SET TASK —
Quote the listing below in full and exactly as written, but omit every picture.

PROVIDED MATERIAL —

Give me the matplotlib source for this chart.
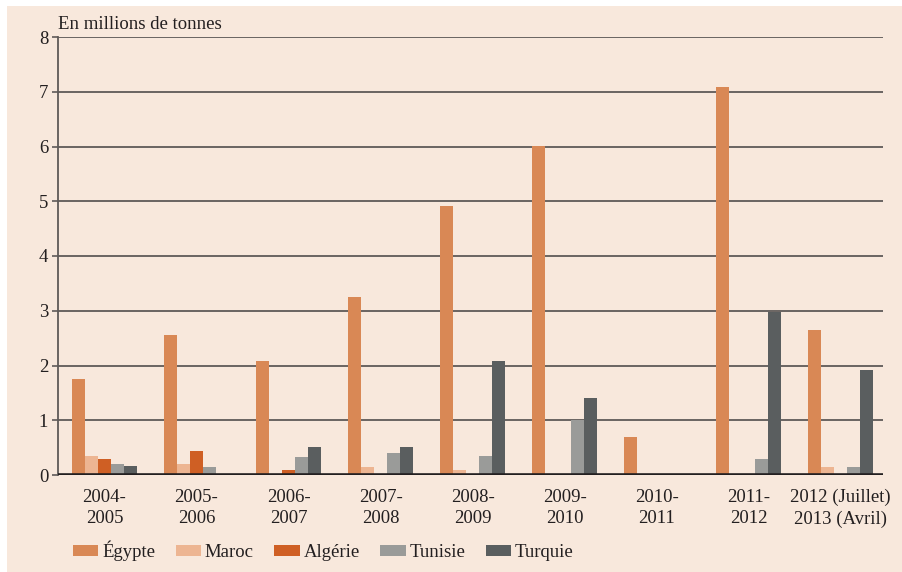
import numpy as np
import matplotlib
matplotlib.use("Agg")
import matplotlib.pyplot as plt
from matplotlib.patches import Rectangle

# values (million tonnes)
CATS = ["2004-\n2005", "2005-\n2006", "2006-\n2007", "2007-\n2008", "2008-\n2009",
        "2009-\n2010", "2010-\n2011", "2011-\n2012", "2012 (Juillet)\n2013 (Avril)"]
EGYPTE  = [1.75, 2.55, 2.08, 3.25, 4.91, 6.01, 0.69, 7.08, 2.65]
MAROC   = [0.34, 0.21, 0.00, 0.14, 0.10, 0.00, 0.00, 0.00, 0.14]
ALGERIE = [0.29, 0.43, 0.10, 0.00, 0.00, 0.00, 0.00, 0.00, 0.00]
TUNISIE = [0.20, 0.14, 0.32, 0.40, 0.34, 1.01, 0.00, 0.30, 0.14]
TURQUIE = [0.16, 0.00, 0.52, 0.51, 2.08, 1.40, 0.00, 2.98, 1.92]
NAMES = ["Égypte", "Maroc", "Algérie", "Tunisie", "Turquie"]
COLORS = ["#D98855", "#EDB592", "#CF5F24", "#9A9B99", "#5A5E5F"]
BG = "#F8E8DC"
FS = 13.5

plt.rcParams["font.family"] = ["Liberation Serif", "DejaVu Serif"]
fig = plt.figure(figsize=(9.03, 5.72), dpi=100)
fig.patches.append(Rectangle((7 / 903, 0), 1, 1 - 6 / 572, transform=fig.transFigure,
                             facecolor=BG, edgecolor="none", zorder=-10))
ax = fig.add_axes([58 / 903, 1 - 475 / 572, (883 - 58) / 903, (475 - 37) / 572])
ax.set_facecolor("none")

x = np.arange(len(CATS))
w = 0.1413
series = [EGYPTE, MAROC, ALGERIE, TUNISIE, TURQUIE]
for i, (vals, name, col) in enumerate(zip(series, NAMES, COLORS)):
    ax.bar(x + (i - 2) * w, vals, width=w, color=col, label=name, zorder=3)

ax.set_xlim(-0.505, 8.46)
ax.set_ylim(0, 8)
ax.set_yticks(range(9))
ax.set_xticks(x)
ax.set_xticklabels(CATS, fontsize=FS, color="#231f20", linespacing=1.32)
ax.tick_params(axis="x", length=0, pad=10)
ax.tick_params(axis="y", length=4, width=1.2, color="#5f5a58", labelsize=FS,
               labelcolor="#231f20", pad=3)
for v in range(1, 9):
    ax.axhline(v, color="#5f5a58", lw=1.3, zorder=1)
ax.axhline(0, color="#231f20", lw=2.6, zorder=4)
for s in ["top", "right", "bottom"]:
    ax.spines[s].set_visible(False)
ax.spines["left"].set_color("#5f5a58")
ax.spines["left"].set_linewidth(1.3)

ax.text(0, 1.01, "En millions de tonnes", transform=ax.transAxes, fontsize=FS,
        color="#231f20", ha="left", va="bottom")

leg = ax.legend(loc="upper left", bbox_to_anchor=(15 / 825, -0.15), ncol=5, frameon=False,
                fontsize=FS, handlelength=1.35, handleheight=0.5, handletextpad=0.2,
                columnspacing=1.1, borderaxespad=0, borderpad=0)
for t in leg.get_texts():
    t.set_color("#231f20")

fig.savefig("out.png", dpi=100)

FINAL RESULT —
Give me the matplotlib source for this chart.
import numpy as np
import matplotlib
matplotlib.use("Agg")
import matplotlib.pyplot as plt
from matplotlib.patches import Rectangle

# values (million tonnes)
CATS = ["2004-\n2005", "2005-\n2006", "2006-\n2007", "2007-\n2008", "2008-\n2009",
        "2009-\n2010", "2010-\n2011", "2011-\n2012", "2012 (Juillet)\n2013 (Avril)"]
EGYPTE  = [1.75, 2.55, 2.08, 3.25, 4.91, 6.01, 0.69, 7.08, 2.65]
MAROC   = [0.34, 0.21, 0.00, 0.14, 0.10, 0.00, 0.00, 0.00, 0.14]
ALGERIE = [0.29, 0.43, 0.10, 0.00, 0.00, 0.00, 0.00, 0.00, 0.00]
TUNISIE = [0.20, 0.14, 0.32, 0.40, 0.34, 1.01, 0.00, 0.30, 0.14]
TURQUIE = [0.16, 0.00, 0.52, 0.51, 2.08, 1.40, 0.00, 2.98, 1.92]
NAMES = ["Égypte", "Maroc", "Algérie", "Tunisie", "Turquie"]
COLORS = ["#D98855", "#EDB592", "#CF5F24", "#9A9B99", "#5A5E5F"]
BG = "#F8E8DC"
FS = 13.5

plt.rcParams["font.family"] = ["Liberation Serif", "DejaVu Serif"]
fig = plt.figure(figsize=(9.03, 5.72), dpi=100)
fig.patches.append(Rectangle((7 / 903, 0), 1, 1 - 6 / 572, transform=fig.transFigure,
                             facecolor=BG, edgecolor="none", zorder=-10))
ax = fig.add_axes([58 / 903, 1 - 475 / 572, (883 - 58) / 903, (475 - 37) / 572])
ax.set_facecolor("none")

x = np.arange(len(CATS))
w = 0.1413
series = [EGYPTE, MAROC, ALGERIE, TUNISIE, TURQUIE]
for i, (vals, name, col) in enumerate(zip(series, NAMES, COLORS)):
    ax.bar(x + (i - 2) * w, vals, width=w, color=col, label=name, zorder=3)

ax.set_xlim(-0.505, 8.46)
ax.set_ylim(0, 8)
ax.set_yticks(range(9))
ax.set_xticks(x)
ax.set_xticklabels(CATS, fontsize=FS, color="#231f20", linespacing=1.32)
ax.tick_params(axis="x", length=0, pad=10)
ax.tick_params(axis="y", length=4, width=1.2, color="#5f5a58", labelsize=FS,
               labelcolor="#231f20", pad=3)
for v in range(1, 9):
    ax.axhline(v, color="#5f5a58", lw=1.3, zorder=1)
ax.axhline(0, color="#231f20", lw=2.6, zorder=4)
for s in ["top", "right", "bottom"]:
    ax.spines[s].set_visible(False)
ax.spines["left"].set_color("#5f5a58")
ax.spines["left"].set_linewidth(1.3)

ax.text(0, 1.01, "En millions de tonnes", transform=ax.transAxes, fontsize=FS,
        color="#231f20", ha="left", va="bottom")

leg = ax.legend(loc="upper left", bbox_to_anchor=(15 / 825, -0.15), ncol=5, frameon=False,
                fontsize=FS, handlelength=1.35, handleheight=0.5, handletextpad=0.2,
                columnspacing=1.1, borderaxespad=0, borderpad=0)
for t in leg.get_texts():
    t.set_color("#231f20")

fig.savefig("out.png", dpi=100)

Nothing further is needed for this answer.